Séduction, emprise, destruction… ces manipulateurs peuvent pousser leur conjoint(e) au suicide.

Il avance toujours masqué. Il repère sa proie et ne la lâche plus. Enjôleur, compréhensif, attentif, il est à l’écoute de sa bien-aimée, qui, dit-il, est tout pour lui. Il la séduit, se rend indispensable, propose le mariage. La victime est comblée. Prise au piège, elle ne va pas tarder à déchanter. Le masque tombe, plus ou moins vite.

L’homme qu’elle a épousé se révèle être un prédateur de l’amour. Docteur Jekyll et Mr. Hyde. Il humilie sa proie, la dévalorise, la culpabilise, la harcèle, provoquant les disputes, mais jamais en public. C’est un champion de la manipulation. Elle craint ses sautes d’humeur, ses colères. Elle fait tout pour arranger les choses. Mais rien n’y fait. Ce scénario est typique du « pervers narcissique ».

pervers-narcissiques-predateurs-impitoyables

Cette pathologie, encore discutée parmi les spécialistes, a été décrite pour la première fois par le psychanalyste Paul-Claude Racamier (1924-1996) dans un article, « Entre agonie psychique, déni psychotique et perversion narcissique », paru dans la Revue française de psychanalyse, en 1986. Marie-France Hirigoyen, psychiatre et psychanalyste, l’a fait découvrir au grand public grâce à son best-seller Le Harcèlement moral (La Découverte & Syros, 1998). « On compte autant d’hommes que de femmes atteints, explique-t-elle. La violence des pervers narcissiques repose sur le triptyque : séduction, emprise, manipulation. Si on retrouve chez eux les traits communs de tous les pervers moraux [par opposition aux pervers sexuels], ils sont beaucoup plus calculateurs et présentent une capacité de destruction très supérieure. » Auteur d’un livre récent sur la manipulation (Abus de faiblesse et autres manipulations, JC Lattès, 300 p., 18 euros), la psychiatre use d’une image forte pour les définir : « Des vampires qui ont besoin de regonfler leur estime d’eux-mêmes en vidant leur victime de sa substance. »

Le pervers narcissique ne supporte pas la générosité, les pensées nobles, tout ce qui est du registre des qualités morales. « Il y a chez eux une grande jouissance associée à la transgression. Ils prennent plaisir à heurter le sens moral de l’autre ou à le pervertir, et à contourner la loi », développe Marie-France Hirigoyen. « On en voit de plus en plus, poursuit-elle. Le durcissement du monde du travail qui incite à la débrouille et à la triche a valorisé ce type de comportement. Les perversions morales, c’est-à-dire le fait d’utiliser l’autre comme un objet, sont devenues les nouvelles pathologies de notre société. »

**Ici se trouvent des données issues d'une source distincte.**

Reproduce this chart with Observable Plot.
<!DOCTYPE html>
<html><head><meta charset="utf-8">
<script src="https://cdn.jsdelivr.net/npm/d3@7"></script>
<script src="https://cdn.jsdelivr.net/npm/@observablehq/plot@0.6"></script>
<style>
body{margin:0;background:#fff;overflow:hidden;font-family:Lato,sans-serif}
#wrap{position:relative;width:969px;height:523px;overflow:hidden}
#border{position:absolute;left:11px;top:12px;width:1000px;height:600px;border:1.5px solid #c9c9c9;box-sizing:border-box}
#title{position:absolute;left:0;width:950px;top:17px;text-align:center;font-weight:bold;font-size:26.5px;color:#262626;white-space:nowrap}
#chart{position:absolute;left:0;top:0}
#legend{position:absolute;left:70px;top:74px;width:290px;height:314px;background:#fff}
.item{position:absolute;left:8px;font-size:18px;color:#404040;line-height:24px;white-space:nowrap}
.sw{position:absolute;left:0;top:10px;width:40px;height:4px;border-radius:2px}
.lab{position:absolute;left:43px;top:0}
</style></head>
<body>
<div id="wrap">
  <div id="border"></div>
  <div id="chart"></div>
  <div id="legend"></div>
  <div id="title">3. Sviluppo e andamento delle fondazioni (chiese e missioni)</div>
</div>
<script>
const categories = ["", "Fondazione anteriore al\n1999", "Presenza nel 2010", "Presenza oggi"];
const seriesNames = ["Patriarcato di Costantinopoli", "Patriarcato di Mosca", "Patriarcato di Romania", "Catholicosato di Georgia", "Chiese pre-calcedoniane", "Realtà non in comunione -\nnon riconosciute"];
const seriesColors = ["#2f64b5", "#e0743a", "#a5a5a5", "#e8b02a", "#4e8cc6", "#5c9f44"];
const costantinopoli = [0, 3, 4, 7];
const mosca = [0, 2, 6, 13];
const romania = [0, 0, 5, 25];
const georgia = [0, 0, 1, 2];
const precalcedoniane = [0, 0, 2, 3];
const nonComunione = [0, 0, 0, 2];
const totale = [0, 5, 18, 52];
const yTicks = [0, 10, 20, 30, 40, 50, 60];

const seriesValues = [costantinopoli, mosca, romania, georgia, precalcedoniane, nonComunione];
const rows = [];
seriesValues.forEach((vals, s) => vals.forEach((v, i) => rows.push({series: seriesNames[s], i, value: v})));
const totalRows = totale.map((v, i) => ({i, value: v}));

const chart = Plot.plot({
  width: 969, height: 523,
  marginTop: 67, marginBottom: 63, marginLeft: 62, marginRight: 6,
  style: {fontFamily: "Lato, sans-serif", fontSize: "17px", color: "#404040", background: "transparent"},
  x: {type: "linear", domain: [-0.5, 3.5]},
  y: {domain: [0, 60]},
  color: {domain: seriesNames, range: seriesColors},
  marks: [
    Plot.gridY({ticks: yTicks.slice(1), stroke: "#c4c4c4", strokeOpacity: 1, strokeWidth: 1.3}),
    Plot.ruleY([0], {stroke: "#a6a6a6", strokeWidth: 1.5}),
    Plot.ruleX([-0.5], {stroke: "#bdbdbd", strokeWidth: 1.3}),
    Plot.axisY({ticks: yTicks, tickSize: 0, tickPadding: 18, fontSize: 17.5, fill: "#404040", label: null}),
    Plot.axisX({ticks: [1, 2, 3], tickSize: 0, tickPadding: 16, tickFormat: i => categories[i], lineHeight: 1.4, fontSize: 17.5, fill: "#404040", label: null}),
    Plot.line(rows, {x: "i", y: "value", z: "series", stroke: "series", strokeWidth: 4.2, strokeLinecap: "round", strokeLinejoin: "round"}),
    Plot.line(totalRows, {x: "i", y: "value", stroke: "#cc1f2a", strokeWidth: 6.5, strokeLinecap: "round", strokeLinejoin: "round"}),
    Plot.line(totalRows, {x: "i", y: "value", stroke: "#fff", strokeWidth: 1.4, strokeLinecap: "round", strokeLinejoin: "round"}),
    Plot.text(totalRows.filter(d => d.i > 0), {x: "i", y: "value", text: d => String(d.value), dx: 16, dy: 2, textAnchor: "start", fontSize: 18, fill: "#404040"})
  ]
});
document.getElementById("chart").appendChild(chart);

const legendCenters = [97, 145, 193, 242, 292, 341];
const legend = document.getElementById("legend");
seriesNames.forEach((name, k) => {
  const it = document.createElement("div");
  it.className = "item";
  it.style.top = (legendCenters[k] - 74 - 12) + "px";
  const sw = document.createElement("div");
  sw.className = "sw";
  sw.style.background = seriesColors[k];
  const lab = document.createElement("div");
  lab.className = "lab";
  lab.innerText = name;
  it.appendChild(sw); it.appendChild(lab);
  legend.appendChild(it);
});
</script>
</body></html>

Mathilde Cartel a rencontré très jeune, lors de vacances, celui qui est désormais son ex-mari. « Au départ, il adhérait à tous mes rêves. Il s’était composé un personnage qui correspondait à ce que je recherchais », se souvient-elle. Il est différent des autres, parle peu, mais s’exprime très bien, l’impressionne par ses propos philosophiques. Elle qui manque de confiance, il la met sur un piédestal. De retour de vacances, il lui envoie une lettre chaque jour. « Je suis sa Mère Teresa. Je me sens utile, et il me donne l’impression d’être instruite », dit-elle. Cela prendra deux ans pour que Frédéric séduise Mathilde. Il la coupe de sa famille, l’épouse, prend un poste à l’étranger.

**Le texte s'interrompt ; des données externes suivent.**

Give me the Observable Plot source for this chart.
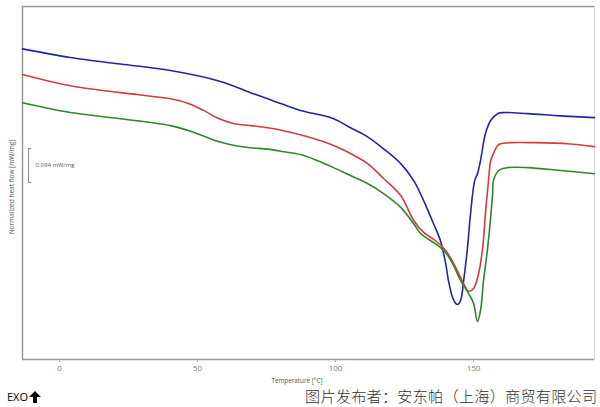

Une fois sa victime prise au piège, il dévoile son vrai visage. Il la persuade qu’elle n’est rien sans lui, devient odieux, la rabaisse avec des réflexions blessantes, du style : « T’as un cerveau, tu n’as qu’à le faire fonctionner. » Il l’insulte, la traite de « connasse », de « putasse », lui dit de fermer « sa grande gueule ». Quand, à bout, elle parle de le quitter, il menace de se tuer avec les enfants, la supplie, lui dit qu’il a besoin d’elle. « Il me fait un lavage de cerveau. Je ne suis plus qu’une marionnette dont il manie les ficelles à sa guise. Je n’ai plus de pensées propres. Je subis sans consentir », raconte-t-elle. Tout est de sa faute, lui ne se remet jamais en question. Il la frappe. Mais à l’extérieur, il fait bonne figure. On envie ce couple modèle. Un jour, il passe les bornes et s’en prend aux enfants.